The Benefit of Bad Sermons


The Benefit of Bad Sermons

My family had recently moved to a new city, and we were visiting a new church. The service started well, but moments after the preacher entered the pulpit, my heart stopped. This was going to be the worst sermon I had ever heard.

Quickly, the preacher checked off my pet peeves for poor preaching. Topical message? Check. Mechanically reading his manuscript the entire time? Check. PowerPoint slides? Check, check, and check. I soon dismissed the sermon and decided we would not attend this church ever again. I decided that his lack of theological sophistication, sermon craft, and public presentation disqualified him from being worthy of my attention.

But more troubling than his lack of rhetorical ability was my lack of spiritual maturity. I have had the privilege of sitting under some of the very finest Bible teachers, and yet, by dismissing this preacher, I missed a great opportunity for growth. Poor preachers are gifts from the Lord. That’s what I learned, ironically, from one of the greatest preachers who ever lived.

The Idol of Eloquent Preaching

In his Institutes, John Calvin argues that pastors are necessary kingdom workers. Calvin learned this from the apostle Paul, who taught that God is the one who gives the church shepherds and teachers (Ephesians 4:11). Calvin explains that the Lord “uses the ministry of men to declare openly his will to us by mouth, as a sort of delegated work, not by transferring to them his right and honor, but only that through their mouths he may do his own work — just as a workman uses a tool to do his work” (4.3.1).

Because of this delegated work, unimpressive preachers provide believers with a unique opportunity. Calvin writes, “When a puny man risen from the dust speaks in God’s name, at this point we best evidence our piety and obedience toward God if we show ourselves teachable toward his minister, although he excels us in nothing” (4.3.1).

That’s right, Calvin argues that believers can demonstrate their love for Christ by paying attention to “puny” preachers.

Mature believers can see beauties that unbelievers and baby Christians miss. Before he was a believer, Augustine dismissed the Scriptures for their lack of eloquence. After his conversion, though, he testified, “Where I understand them, it seems to me that nothing could be wiser, nothing more eloquent than the sacred writers” (On Christian Doctrine, 4.6.9). The gospel of Christ must always rule over the desire for beautiful expression or else posturing and pretence is sure to follow (On Christian Doctrine, 4.28.61).

When Calvin exhorts us to pay attention to puny preachers, he is calling us to recognize the idol of eloquence. The Corinthian church followed this idol when they dismissed Paul because of the ineloquence of his speech (1 Corinthians 2:1; 2 Corinthians 10:10). We can show our ultimate allegiance is to the Lord Jesus and not to any bumbling messenger of his.

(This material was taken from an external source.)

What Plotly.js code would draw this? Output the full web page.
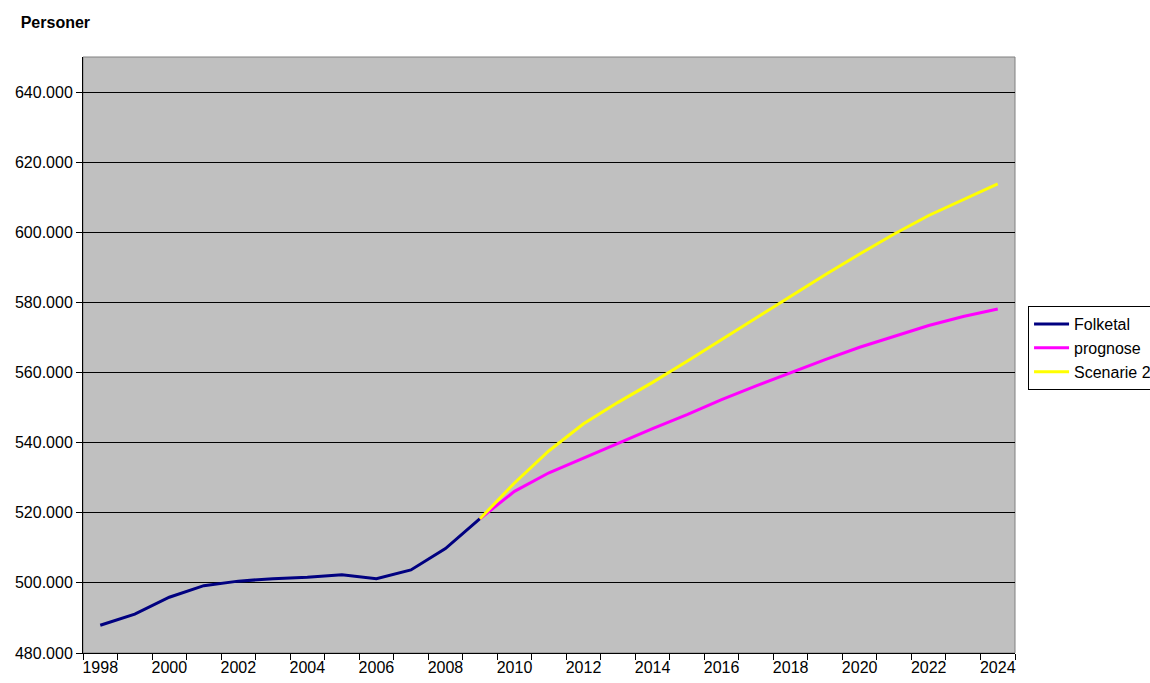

Good Listening to Poor Sermons

Calvin provides two specifics to help us listen well to a poor sermon. First, he calls us to listen carefully to demonstrate our affection for Christ himself. By giving our attention and listening carefully to a poorly crafted presentation, we recognize and demonstrate that the ultimate message being spoken is not the poorly formed sermon from the preacher but the very word of God that the Spirit is speaking to his church each Sunday morning.

We don’t receive life from the preaching of the preacher, but the written and preached word points us to the living Word, Jesus Christ. Just as a loving husband notices his wife even when she is dressed grubbily, Christians can show their love for the living Word of God when he is proclaimed by inelegant preachers.

Second, Calvin calls us to listen carefully to demonstrate our obedience to Christ. A sermon is not primarily an exercise in rhetorical skill. Instead, it is a proclamation of Christ’s finished work with implications for holy living. Believers can demonstrate that they understand this fundamental distinction by listening to a poorly crafted or poorly executed sermon with the goal of holy living. We are not serving men — including our own pastor. It is the Lord Christ we serve (Colossians 3:22–24). By hearing and obeying his call, we demonstrate our love for him and our affinity with him.

Easily Edified

The more spiritually mature we become, the more we are easily edified. May what Justin Taylor said be true of us, “It is so easy to edify him. It doesn’t take much. It doesn’t need to be the best sermon ever preached, or the most excellent song ever composed, or the most powerful book ever written, or the most theologically eloquent statement ever uttered. Just the simplest truth was enough to refresh his heart in Christ.”

And so may the Lord protect us from this worldly temptation. The Lord commanded his preachers to speak “as one who speaks oracles of God” (1 Peter 4:11). May we recognize that when we hear a sermon, the preacher carries the heavy load of speaking for Christ. This preacher may not have theological sophistication or public eloquence, but if he has the word of God and the Spirit of God, then may God give us ears to hear what the Spirit is saying to our church through him.